Glitter Gulch Knocks Bella Out!
Yes, I've recently returned from a week working on a business conference in Las Vegas. It was my first visit to Sin City, Orlando for grownups, Mobville USA, Sodom Heights.
In the interest of discretion (and continued employment), I will offer a few spare observations in summary. Keep in mind that this was my very first trip to Las Vegas, and that I worked (roughly) 18 hour days in challenging circumstances.
1. Las Vegas is gaudy. Even the high-end, "opulant" hotels and resorts: gaudy.
2.Video slots are like playing video games. Video games which eat your money by the giant mouthful, and are, aside from the dubious promise of BIG CASH, totally boring. I got a bigger endorphin release playing Pitfall on Atari when I was 8 years old. (Yes, I lost all of my "designated gaming money" during the 15 free minutes I had to take advantage of Las Vegas adult gaming diversions. Please shed a tear for me and my $20.)
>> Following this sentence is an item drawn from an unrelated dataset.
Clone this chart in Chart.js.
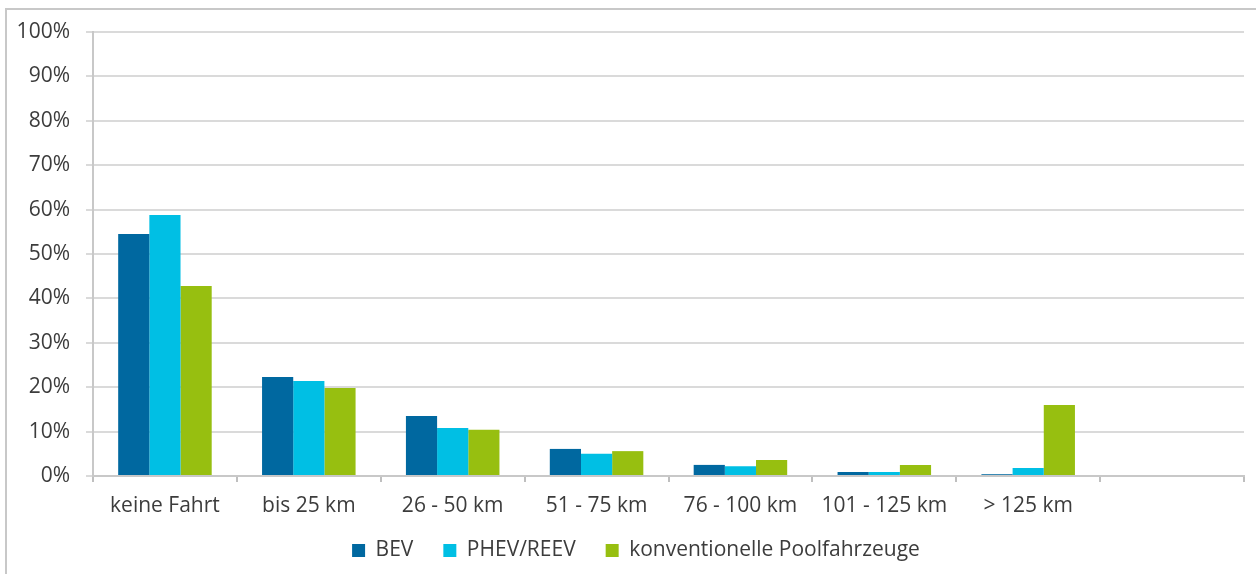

3. At one point near the end of my time there, I stepped outside into a garden-type area to chat with a co-worker who was enjoying a smoke. I saw two little nondescript birds flitting about, searching the ground of bits of food, and something inside me sighed with relief. All that time I'd been working inside this overly-designed and carefully controlled interior environment with the overstimulating bells and flashing lights of the casinos, I'd had absolutely no interaction with what could be reasonably called "nature." As someone with a strong personal (and, previously, professional) tie to the animal world, I had been missing that connection strongly, but had been too busy to reflect and realize it. Like a total nutter, I sat down on a bench and started talking to the little birds. My co-worker laughed, and I laughed at the absurdity, but it made me feel a little better. (Don't even ask my reaction when I re-entered the hotel and saw a toddler spinning around on the floor in front of our office. It was like seeing a unicorn.)
4. I really enjoyed getting to know and work with some new folks (clients and local staff as well) onsite, and am recounting the good laughs we had while I take long epsom salt baths in an attempt to reduce the mass of adhesions that now populate my aching lower back.
Oh, also, one night as some co-workers and I were desperately trying to catch a cab back to our hotel after working like dam-cramming beavers on crystal meth, we saw Arnold Schwarzenegger pull out of the hotel driveway, waving like Miss America. His car went right by us with the window down, and he looked expectanctly at me, perhaps anticipating a big reaction. I was so exhausted I just sort of looked at him and said "See ya."